I believe your correct for people that work full time there whole lives - I think its the best 35 as far back as you worked, adjusted for inflation. Thats the standard calc.
Explain that to me like I'm stupid, please. All I know is I paypaypay.
 
Money at Fidelity is your money. I wouldn't worry about it.

Also: giving up 5% match is like saying to them "I'm willing to work for free for 2 weeks each year".

Also: unless if you plan to kick it before 60, this money can be viewed as layered. You can't touch it until 60--but if you can coast on money outside of 401k until then... then it becomes available. You can pull money from non-advantaged accounts until then, in an unsustainable amount, inside of a plan that will tap that tax advantaged money when you can.
Can I pull however I want from a 401k after 60? 100% on day one, or 1% a year, or anything in between?
 
I am talking very specifically about a clause for Minimum social security. If you make 4 credits a year, for 30 years, then you get the Maximum of the minimum - if that verbiage makes sense. A credit is currently around $1800. So $7200 for 30 years get the maximum of the minimum clause, which I think is more than if they just use the normal calculation in the same scenario.

I believe your correct for people that work full time there whole lives - I think its the best 35 as far back as you worked, adjusted for inflation. Thats the standard calc.
Got it, thanks.

One gotcha is that the years of earnings is inflation adjusted but only until age 60. So working after 60 can bump lower pay quarters off—but there might be a point where it isn’t.
Can I pull however I want from a 401k after 60? 100% on day one, or 1% a year, or anything in between?
Anything you want. However the bug in the formula is that you pay ordinary income tax on it.

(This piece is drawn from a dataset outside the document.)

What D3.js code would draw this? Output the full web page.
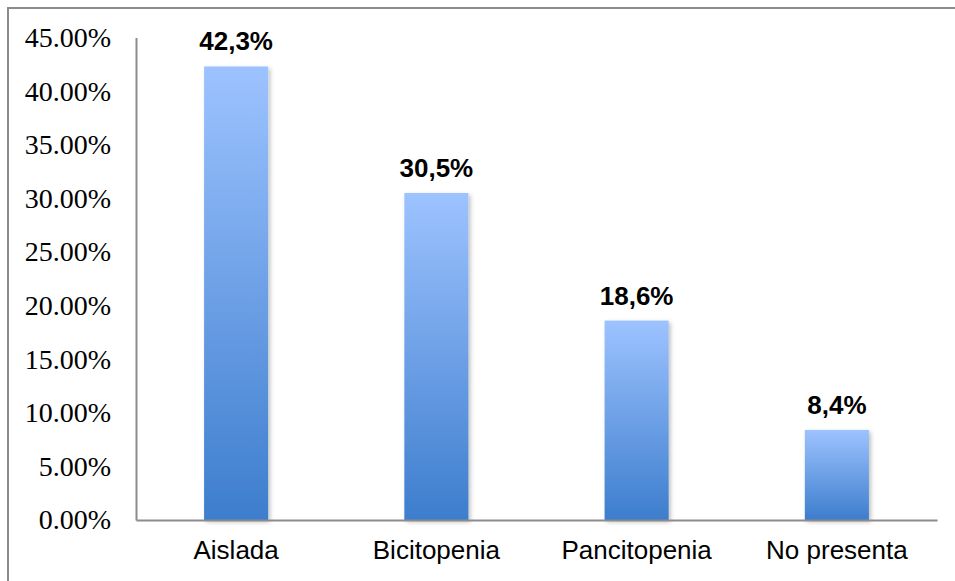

Also the magic age is 59.5, why it’s not an even number I don’t know.
 
OP - you need some financial education.

Read the paperwork, you're skeptical because you don't know.

401k, roth ira, HSA are all asset multipliers.

No, you cant retire at 39 with 500k. You're too poor to retire, but to rich to want to keep working 🤣. (I'm in the same boat)
Yes. Ignorance drives fear. I will go to those bastards in HR next week.
 
Got it, thanks.

One gotcha is that the years of earnings is inflation adjusted but only until age 60. So working after 60 can bump lower pay quarters off—but there might be a point where it isn’t.

Anything you want. However the bug in the formula is that you pay ordinary income tax on it.

Also the magic age is 59.5, why it’s not an even number I don’t know.
Wait...so I pay income tax on my profit from the 401k? So basically it's no tax on the income into it, and whatever my company matches, in exchange for them hoping I off myself or something before 59.5?
 
Find out.

You can’t possibly approach this without full information.

My guess is they match the first 3-4% of your input with 25-100% matching. These things are huge.
My workplace matches my 5% contribution with 200% (Extra 10%), so meeting 15% saving right off the bat!!! 🤑 I tell my young cohorts to consider everything when comparing wages and benefits.
 
Wait...so I pay income tax on my profit from the 401k? So basically it's no tax on the income into it, and whatever my company matches, in exchange for them hoping I off myself or something before 59.5?
Yes, you don't pay income tax on the money going in. It's taken off pre-tax. But when you pull it out, it is treated as ordinary income, and taxed as such.

When you take Social Security, there is some interplay on what is taxed that I have yet to get my head wrapped around... but I'm also a couple decades out, so I have not tried too hard to understand it.

I do want to point out, very clearly, that it's your money. If you drop dead, your 401k passes to whoever you designate as your beneficiary. It will not go back to your company. I suppose Fidelity could take it... if you fail to put down someone... but it's your money to dictate where it goes upon your death. Caution: be careful with who you designate, and update as necessary. This beneficiary will be who gets it, regardless of what you put down in a later date in a will.